Nadal quasi non crede ai suoi occhi e sembra preoccupato della furia tennistica del suo avversario, che continua ad inanellare vincenti, anche sotto rete, e si prende il quarto set con un rovescio lungolinea tirato con i piedi sulla sediolina del giudice di linea. Ed è proprio qui, quando Daniil ed il popolo russo avvertivano l’impresa come tangibile, che Rafa fornisce l’ennesima dimostrazione di quanto la sua forza mentale non abbia nulla di umano. Due breaks di vantaggio quasi non son sufficienti nel quinto set, perchè dall’altra parte della rete c’è un valido guerriero, ma alla fine è sempre il campione di Manacor a finire il match schiena al suolo, braccia al cielo e, per l’occasione, lacrime agli occhi.

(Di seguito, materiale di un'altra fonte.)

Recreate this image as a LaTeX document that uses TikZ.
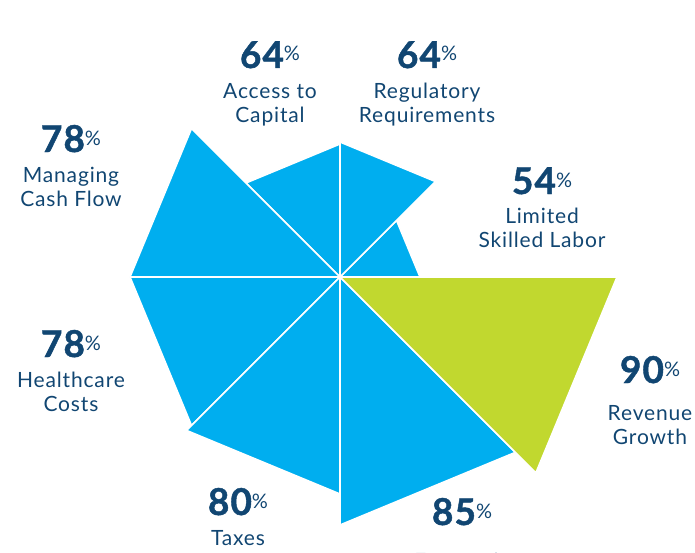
\documentclass[tikz,border=0pt]{standalone}
\usepackage{fontspec}
\setmainfont{Lato}
\usepackage{tikz}

\definecolor{skyblue}{RGB}{0,174,239}
\definecolor{limegreen}{RGB}{193,216,47}
\definecolor{navy}{RGB}{17,70,114}

\newcommand{\pc}{{\fontsize{20}{20}\selectfont\mdseries\addfontfeature{FakeBold=0}\raisebox{7pt}{\%}}}

\tikzset{
  wedge/.style={draw=white, line width=1.6pt, line join=round},
  num/.style={anchor=base, text=navy, font=\bfseries\fontsize{37}{37}\selectfont\addfontfeature{LetterSpace=3,FakeBold=1.2}, inner sep=0pt},
  txt/.style={anchor=base, text=navy, align=center, font=\fontsize{21}{24}\selectfont\addfontfeature{LetterSpace=4}, inner sep=0pt}
}

\begin{document}
\begin{tikzpicture}[x=1pt, y=1pt]
  \useasboundingbox (-340,-275) rectangle (355,277);
  \clip (-340,-275) rectangle (355,277);
  \coordinate (ctr) at (0,0);
  % wedges, counterclockwise from the right
  \foreach \a/\r/\c in {0/80/skyblue, 45/135/skyblue, 90/133/skyblue, 135/210/skyblue,
                        180/210/skyblue, 225/217/skyblue, 270/248/skyblue, 315/277/limegreen}
    \filldraw[wedge, fill=\c] (ctr) -- (\a:\r) -- ({\a+45}:\r) -- cycle;

  % labels (two-line texts sit on the baseline of their last line)
  \node[num] (capnum) at (-70,209) {64\pc};
  \node[txt] (captxt) at (-70,155) {Access to\\Capital};
  \node[num] (regnum) at (87,209) {64\pc};
  \node[txt] (regtxt) at (87,155) {Regulatory\\Requirements};
  \node[num] (labnum) at (202,83) {54\pc};
  \node[txt] (labtxt) at (202,30) {Limited\\Skilled Labor};
  \node[num] (cashnum) at (-269,125) {78\pc};
  \node[txt] (cashtxt) at (-269,71) {Managing\\Cash Flow};
  \node[num] (hcnum) at (-269,-80) {78\pc};
  \node[txt] (hctxt) at (-269,-134) {Healthcare\\Costs};
  \node[num] (revnum) at (310,-106) {90\pc};
  \node[txt] (revtxt) at (310,-167) {Revenue\\Growth};
  \node[num] (taxnum) at (-102,-238) {80\pc};
  \node[txt] (taxtxt) at (-102,-268) {Taxes};
  \node[num] (econum) at (122,-248) {85\pc};
  \node[txt] (ecotxt) at (122,-291) {Economic};
\end{tikzpicture}
\end{document}
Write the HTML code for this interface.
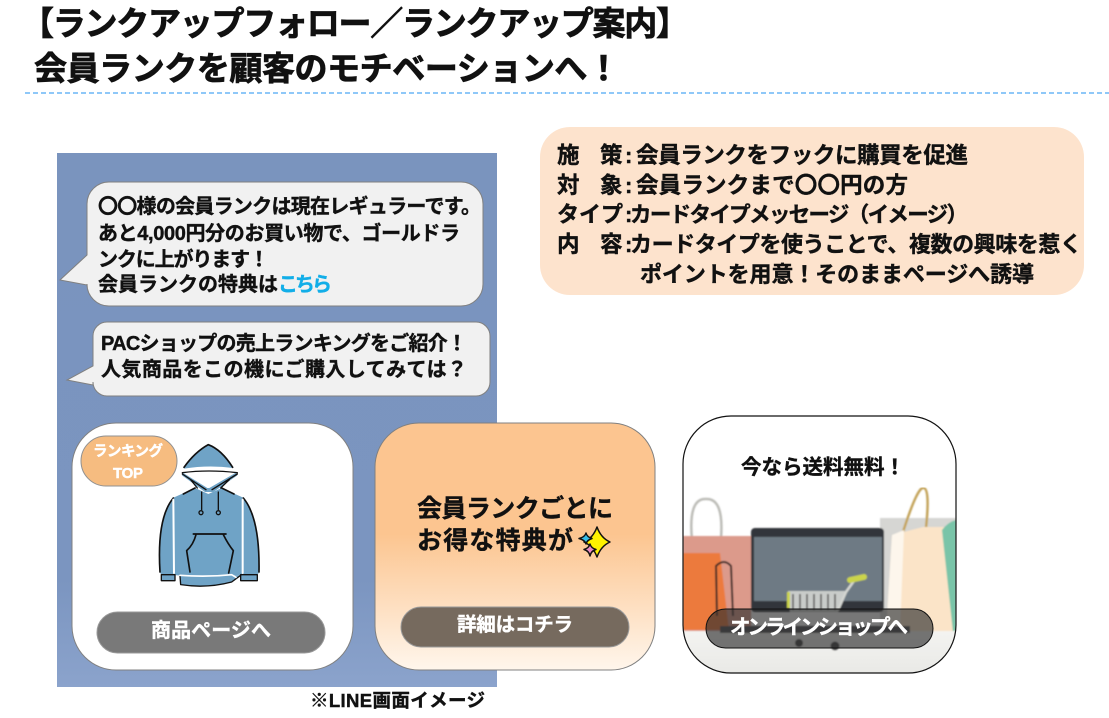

LE LACRIME DI NADAL – Cosí emozionato non l’avevamo visto mai. Forse perchè anche lui, uno dei più grandi protagonisti della storia di questo sport, oggi credeva di non farcela. Medvedev imperversava e Rafa sembrava aver perso quello sguardo empio di adrenalina che lo ha sempre contraddistinto. Ed invece anche oggi è riuscito nell’impresa di raccogliere le residue energie per non sbagliare le scelte nei momenti finali della partita. Sarebbe interessente chiedergli come faccia a non avvertire mai la pressione, nemmeno contro il Medvedev odierno.
LO ‘SCONFITTO’ – Non sarebbe così speciale la vittoria dell’iberico se dall’altra parte della rete ci fosse stato un altro giocatore. Si, perchè oggi il moscovita ha disputato senza ombra di dubbio il match più bello della sua giovane carriera. Per larghi tratti con i piedi lontanissimi dall riga di fondo, ma tuttavia capace di rovesciare l’inerzia degli scambi ed inventarsi anche giocatore di volo, Medvedev ha dimostrato di essere uno dei principali candidati alle vette del tennis futuro. Non propriamente bellissimo da vedere, scomposto a volte, ma tremendamente solido ed efficace, con la freddezza di un veterano, non ha perso perchè ha tremato il suo braccio, ma perchè dall’altra parte delle rete c’era un marziano che ha definitivamente messo nel mirino i 20 Majors di Roger Federer.